**Given exercise**
Write out the entries below exactly, starting at the first line and stopping after the line that contains "const FONT = 'Liberation"; skip all pictures.

Source records:

* START *

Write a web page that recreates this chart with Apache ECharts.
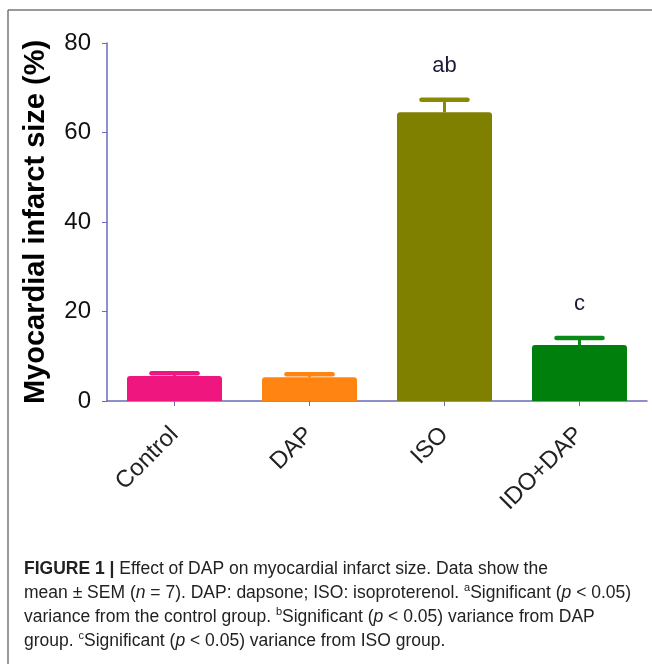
<!DOCTYPE html>
<html>
<head>
<meta charset="utf-8">
<script src="https://cdn.jsdelivr.net/npm/echarts@6/dist/echarts.min.js"></script>
<style>
  html, body { margin: 0; padding: 0; background: #fff; }
  #chart { width: 652px; height: 664px; }
</style>
</head>
<body>
<div id="chart"></div>
<script>
const categories = ['Control', 'DAP', 'ISO', 'IDO+DAP'];
const means = [5.6, 5.3, 64.5, 12.5];
const sems = [0.6, 0.7, 2.8, 1.6];
const sigLabels = ['', '', 'ab', 'c'];
const yTicks = [0, 20, 40, 60, 80];
const barColors = ['#F0167F', '#FF8412', '#7F7F00', '#007F0D'];
const capColors = ['#F0167F', '#FF8412', '#8A8A00', '#0A8A18'];
const yAxisTitle = 'Myocardial infarct size (%)';

const axisColor = '#6a6ab8';
const FONT = 'Liberation Sans, Arial, sans-serif';

const chart = echarts.init(document.getElementById('chart'), null, { renderer: 'canvas' });

const CF = 17.5;
const captionRich = {
  b: { fontFamily: FONT, fontSize: CF, fontWeight: 'bold', color: '#111' },
  n: { fontFamily: FONT, fontSize: CF, color: '#222' },
  i: { fontFamily: FONT, fontSize: CF, fontStyle: 'italic', color: '#222' },
  s: { fontFamily: FONT, fontSize: 11, color: '#222', verticalAlign: 'top', lineHeight: 22 }
};
const captionLines = [
  '{b|FIGURE 1 |}{n| Effect of DAP on myocardial infarct size. Data show the}',
  '{n|mean ± SEM (}{i|n}{n| = 7). DAP: dapsone; ISO: isoproterenol. }{s|a}{n|Significant (}{i|p}{n| < 0.05)}',
  '{n|variance from the control group. }{s|b}{n|Significant (}{i|p}{n| < 0.05) variance from DAP}',
  '{n|group. }{s|c}{n|Significant (}{i|p}{n| < 0.05) variance from ISO group.}'
];
const captionY = [569, 593, 617, 641];

const graphics = [
  { type: 'line', shape: { x1: 8, y1: 10, x2: 652, y2: 10 }, style: { stroke: '#777', lineWidth: 1.5 }, silent: true },
  { type: 'line', shape: { x1: 8, y1: 10, x2: 8, y2: 664 }, style: { stroke: '#777', lineWidth: 1.5 }, silent: true }
];
captionLines.forEach((t, k) => {
  graphics.push({
    type: 'text', left: 24, top: captionY[k] - 11,
    style: { text: t, rich: captionRich, fontFamily: FONT, fontSize: CF, fill: '#222', lineHeight: 22 }
  });
});

const option = {
  backgroundColor: '#fff',
  animation: false,
  grid: { left: 107, right: 5, top: 43, bottom: 263, containLabel: false },
  xAxis: {
    type: 'category',
    data: categories,
    axisLine: { show: true, lineStyle: { color: axisColor, width: 1.5 } },
    axisTick: { show: true, alignWithLabel: true, length: 5, lineStyle: { color: axisColor } },
    axisLabel: { rotate: 45, margin: 30, fontSize: 24, color: '#222', fontFamily: FONT },
    splitLine: { show: false }
  },
  yAxis: {
    type: 'value',
    min: 0, max: 80, interval: 20,
    name: yAxisTitle,
    nameLocation: 'middle',
    nameGap: 57,
    nameTextStyle: { fontSize: 29, fontWeight: 'bold', color: '#000', fontFamily: FONT },
    axisLine: { show: true, lineStyle: { color: axisColor, width: 1.5 } },
    axisTick: { show: true, length: 5, lineStyle: { color: axisColor }, customValues: yTicks },
    axisLabel: { fontSize: 24, color: '#111', margin: 16, fontFamily: FONT, customValues: yTicks },
    splitLine: { show: false }
  },
  series: [
    {
      type: 'bar',
      barWidth: 95,
      data: means.map((v, i) => ({ value: v, itemStyle: { color: barColors[i], borderRadius: [3, 3, 0, 0] } })),
      z: 2
    },
    {
      type: 'custom',
      z: 3,
      data: means.map((v, i) => [i, v, sems[i]]),
      renderItem: function (params, api) {
        const idx = params.dataIndex;
        const i = api.value(0), m = api.value(1), e = api.value(2);
        const p0 = api.coord([i, m]);
        const p1 = api.coord([i, m + e]);
        const col = capColors[idx];
        const children = [
          { type: 'line', shape: { x1: p0[0], y1: p0[1], x2: p1[0], y2: p1[1] }, style: { stroke: col, lineWidth: 3 } },
          { type: 'line', shape: { x1: p1[0] - 23, y1: p1[1], x2: p1[0] + 23, y2: p1[1] }, style: { stroke: col, lineWidth: 4.5, lineCap: 'round' } }
        ];
        if (sigLabels[idx]) {
          children.push({
            type: 'text', x: p1[0], y: p1[1] - 34,
            style: { text: sigLabels[idx], fill: '#1b1b3a', font: '22px ' + FONT, align: 'center', verticalAlign: 'middle' }
          });
        }
        return { type: 'group', children: children };
      }
    }
  ],
  graphic: graphics
};
chart.setOption(option);
</script>
</body>
</html>
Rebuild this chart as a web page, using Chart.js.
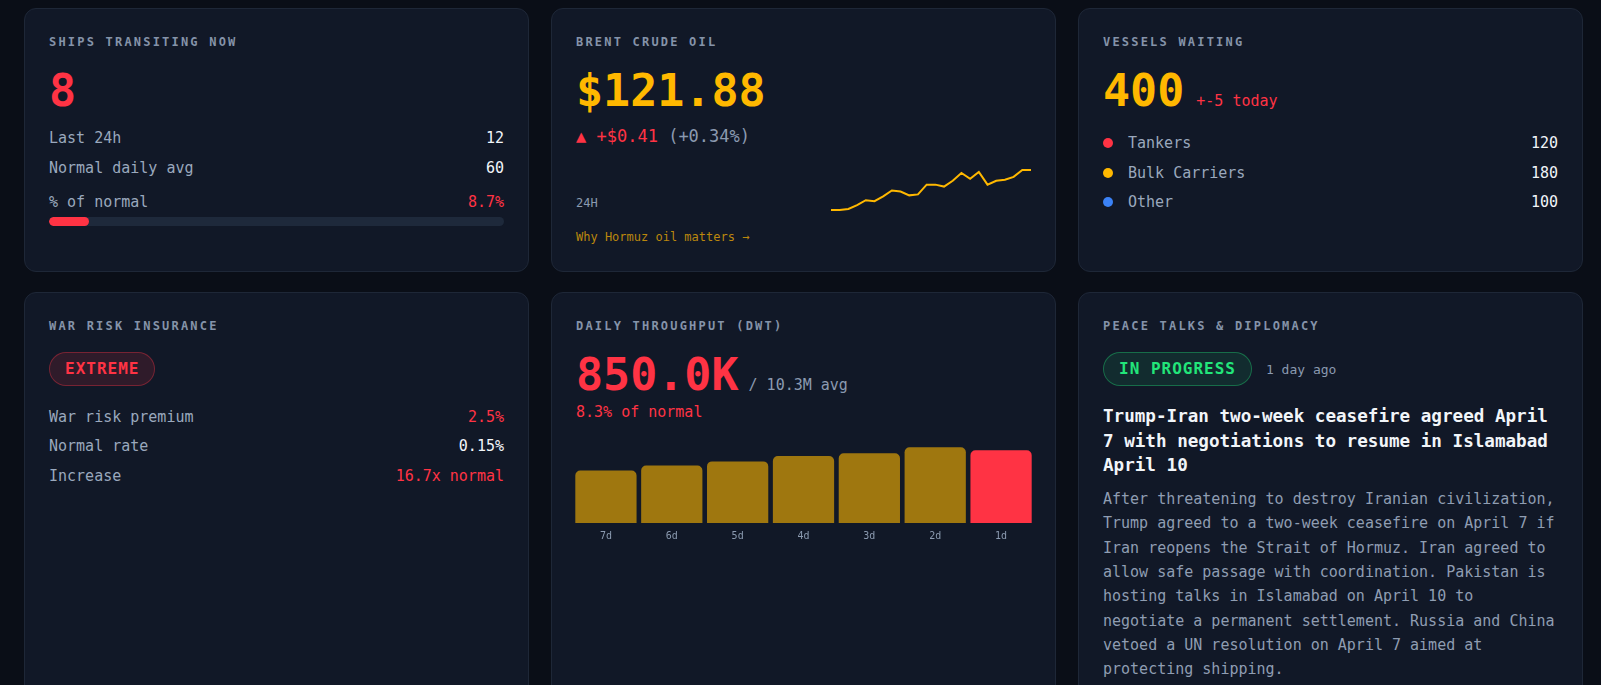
<!DOCTYPE html>
<html>
<head>
<meta charset="utf-8">
<script src="https://cdn.jsdelivr.net/npm/chart.js@4.4.1/dist/chart.umd.min.js"></script>
<style>
  * { box-sizing: border-box; margin: 0; padding: 0; }
  html, body { background: #0a0e17; width: 1601px; height: 685px; overflow: hidden; }
  body { font-family: "DejaVu Sans Mono", monospace; color: #f1f5f9; position: relative; }
  .grid {
    position: absolute; left: 24px; top: 8px;
    display: grid;
    grid-template-columns: repeat(3, 505px);
    grid-template-rows: 264px 440px;
    column-gap: 22px; row-gap: 20px;
  }
  .card { background: #111827; border: 1px solid #1e2737; border-radius: 12px; padding: 24px; overflow: hidden; }
  .title { font-size: 12px; line-height: 18px; letter-spacing: 2.2px; font-weight: 700; color: #8593a9; }
  .big { font-size: 45px; line-height: 46px; font-weight: 700; margin-top: 17px; }
  .red { color: #ff3344; }
  .amber { color: #ffb800; }
  .muted { color: #8b9ab0; }
  .row { display: flex; justify-content: space-between; font-size: 15px; line-height: 22px; color: #9aa8bd; }
  .row .v { color: #f1f5f9; }
  .row .v.red { color: #ff3344; }
  .track { height: 9px; border-radius: 5px; background: #1e293b; margin-top: 4px; overflow: hidden; }
  .fill { height: 100%; border-radius: 5px; background: #ff3344; }
  .change { font-size: 17px; line-height: 24px; margin-top: 10px; }
  .spark { display: flex; justify-content: space-between; align-items: flex-end; height: 48px; margin-top: 18px; }
  .spark .lbl { font-size: 12px; line-height: 16px; color: #8b9ab0; margin-bottom: 3px; }
  .spark .cv { position: relative; width: 200px; height: 48px; }
  .link { font-size: 12px; line-height: 16px; margin-top: 15px; color: #bb870d; }
  .bigrow { display: flex; align-items: baseline; margin-top: 17px; }
  .bigrow .big { margin-top: 0; }
  .sub { font-size: 15px; margin-left: 12px; }
  .legend { margin-top: 18px; }
  .legend .item { display: flex; align-items: center; font-size: 15px; line-height: 22px; color: #9aa8bd; margin-bottom: 7.5px; }
  .legend .dot { width: 10px; height: 10px; border-radius: 50%; margin-right: 15px; }
  .legend .n { margin-left: auto; color: #f1f5f9; }
  .badge { display: inline-block; font-size: 16px; line-height: 20px; font-weight: 700; letter-spacing: 1px; padding: 6px 15px; border-radius: 18px; }
  .badge.bad { color: #ff3344; background: rgba(255, 51, 68, 0.13); border: 1px solid rgba(255, 51, 68, 0.35); }
  .badge.good { color: #22e57a; background: rgba(34, 229, 122, 0.1); border: 1px solid rgba(34, 229, 122, 0.35); }
  .stack { margin-top: 19.5px; }
  .stack .row { margin-bottom: 7.5px; }
  .avg { font-size: 15px; color: #8b9ab0; margin-left: 10px; }
  .pct { font-size: 15px; line-height: 22px; margin-top: 3px; }
  .bars { position: relative; height: 109px; margin: 17px -3px 0 -3px; }
  .badgerow { display: flex; align-items: center; margin-top: 17px; }
  .ago { font-size: 13px; color: #8b9ab0; margin-left: 14px; }
  .headline { font-size: 17.6px; line-height: 24.7px; font-weight: 700; color: #f1f5f9; margin-top: 18px; }
  .body { font-size: 15px; line-height: 24.3px; color: #8f9db2; margin-top: 9px; }
</style>
</head>
<body>
<div class="grid">
  <div class="card">
    <div class="title">SHIPS TRANSITING NOW</div>
    <div class="big red">8</div>
    <div class="row" style="margin-top:13px"><span>Last 24h</span><span class="v">12</span></div>
    <div class="row" style="margin-top:8px"><span>Normal daily avg</span><span class="v">60</span></div>
    <div class="row" style="margin-top:12px"><span>% of normal</span><span class="v red">8.7%</span></div>
    <div class="track"><div class="fill" style="width:8.7%"></div></div>
  </div>

  <div class="card">
    <div class="title">BRENT CRUDE OIL</div>
    <div class="big amber">$121.88</div>
    <div class="change"><span class="red">▲ +$0.41</span> <span class="muted">(+0.34%)</span></div>
    <div class="spark">
      <span class="lbl">24H</span>
      <div class="cv"><canvas id="oilChart"></canvas></div>
    </div>
    <div class="link">Why Hormuz oil matters →</div>
  </div>

  <div class="card">
    <div class="title">VESSELS WAITING</div>
    <div class="bigrow"><span class="big amber">400</span><span class="sub red">+-5 today</span></div>
    <div class="legend" id="vesselLegend"></div>
  </div>

  <div class="card">
    <div class="title">WAR RISK INSURANCE</div>
    <div style="margin-top:17px"><span class="badge bad">EXTREME</span></div>
    <div class="stack">
      <div class="row"><span>War risk premium</span><span class="v red">2.5%</span></div>
      <div class="row"><span>Normal rate</span><span class="v">0.15%</span></div>
      <div class="row"><span>Increase</span><span class="v red">16.7x normal</span></div>
    </div>
  </div>

  <div class="card">
    <div class="title">DAILY THROUGHPUT (DWT)</div>
    <div class="bigrow"><span class="big red">850.0K</span><span class="avg">/ 10.3M avg</span></div>
    <div class="pct red">8.3% of normal</div>
    <div class="bars"><canvas id="dwtChart"></canvas></div>
  </div>

  <div class="card">
    <div class="title">PEACE TALKS &amp; DIPLOMACY</div>
    <div class="badgerow"><span class="badge good">IN PROGRESS</span><span class="ago">1 day ago</span></div>
    <div class="headline">Trump-Iran two-week ceasefire agreed April 7 with negotiations to resume in Islamabad April 10</div>
    <div class="body">After threatening to destroy Iranian civilization, Trump agreed to a two-week ceasefire on April 7 if Iran reopens the Strait of Hormuz. Iran agreed to allow safe passage with coordination. Pakistan is hosting talks in Islamabad on April 10 to negotiate a permanent settlement. Russia and China vetoed a UN resolution on April 7 aimed at protecting shipping.</div>
  </div>
</div>

<script>
'use strict'

// brent crude, last 24 hourly prices
let oilHours = ['-23h', '-22h', '-21h', '-20h', '-19h', '-18h', '-17h', '-16h', '-15h', '-14h', '-13h', '-12h',
    '-11h', '-10h', '-9h', '-8h', '-7h', '-6h', '-5h', '-4h', '-3h', '-2h', '-1h', 'now'];
let oilPrices = [121.47, 121.47, 121.48, 121.52, 121.57, 121.56, 121.61, 121.67, 121.66, 121.62, 121.63, 121.73,
    121.73, 121.71, 121.77, 121.85, 121.79, 121.86, 121.73, 121.77, 121.78, 121.81, 121.88, 121.88];

// daily throughput in dwt
let dayLabels = ['7d', '6d', '5d', '4d', '3d', '2d', '1d'];
let dwtValues = [613000, 672000, 720000, 782000, 814000, 885000, 850000];
let dwtAxisMax = 900000;

// vessels waiting
let vesselTypes = ['Tankers', 'Bulk Carriers', 'Other'];
let vesselCounts = [120, 180, 100];
let vesselColors = ['#ff3344', '#ffb800', '#3b82f6'];

let legendEl = document.getElementById('vesselLegend');
for (let i = 0; i < vesselTypes.length; i++) {
    let item = document.createElement('div');
    item.className = 'item';
    item.innerHTML = `<span class="dot" style="background:${vesselColors[i]}"></span><span>${vesselTypes[i]}</span><span class="n">${vesselCounts[i]}</span>`;
    legendEl.appendChild(item);
}

Chart.defaults.font.family = '"DejaVu Sans Mono", monospace';
Chart.defaults.animation = false;

new Chart(document.getElementById('oilChart'), {
    type: 'line',
    data: {
        labels: oilHours,
        datasets: [{
            data: oilPrices,
            borderColor: '#ffb800',
            borderWidth: 2,
            pointRadius: 0,
            tension: 0,
            fill: false
        }]
    },
    options: {
        responsive: true,
        maintainAspectRatio: false,
        layout: { padding: { top: 4, bottom: 4, left: 0, right: 0 } },
        plugins: { legend: { display: false }, tooltip: { enabled: false } },
        events: [],
        scales: {
            x: { display: false },
            y: { display: false, bounds: 'data' }
        }
    }
});

let barColors = dwtValues.map((v, i) => i === dwtValues.length - 1 ? '#ff3344' : 'rgba(255, 184, 0, 0.6)');

new Chart(document.getElementById('dwtChart'), {
    type: 'bar',
    data: {
        labels: dayLabels,
        datasets: [{
            data: dwtValues,
            backgroundColor: barColors,
            borderRadius: 5,
            barPercentage: 0.93,
            categoryPercentage: 1
        }]
    },
    options: {
        responsive: true,
        maintainAspectRatio: false,
        layout: { padding: { top: 6, left: 0, right: 0, bottom: 0 } },
        plugins: { legend: { display: false }, tooltip: { enabled: false } },
        events: [],
        scales: {
            x: {
                grid: { display: false, drawTicks: false },
                border: { display: false },
                ticks: { color: '#8b9ab0', font: { size: 10 }, padding: 7 }
            },
            y: { display: false, beginAtZero: true, max: dwtAxisMax }
        }
    }
});
</script>
</body>
</html>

* END *

**Task solution**
Write a web page that recreates this chart with Apache ECharts.
<!DOCTYPE html>
<html>
<head>
<meta charset="utf-8">
<script src="https://cdn.jsdelivr.net/npm/echarts@6/dist/echarts.min.js"></script>
<style>
  html, body { margin: 0; padding: 0; background: #fff; }
  #chart { width: 652px; height: 664px; }
</style>
</head>
<body>
<div id="chart"></div>
<script>
const categories = ['Control', 'DAP', 'ISO', 'IDO+DAP'];
const means = [5.6, 5.3, 64.5, 12.5];
const sems = [0.6, 0.7, 2.8, 1.6];
const sigLabels = ['', '', 'ab', 'c'];
const yTicks = [0, 20, 40, 60, 80];
const barColors = ['#F0167F', '#FF8412', '#7F7F00', '#007F0D'];
const capColors = ['#F0167F', '#FF8412', '#8A8A00', '#0A8A18'];
const yAxisTitle = 'Myocardial infarct size (%)';

const axisColor = '#6a6ab8';
const FONT = 'Liberation Sans, Arial, sans-serif';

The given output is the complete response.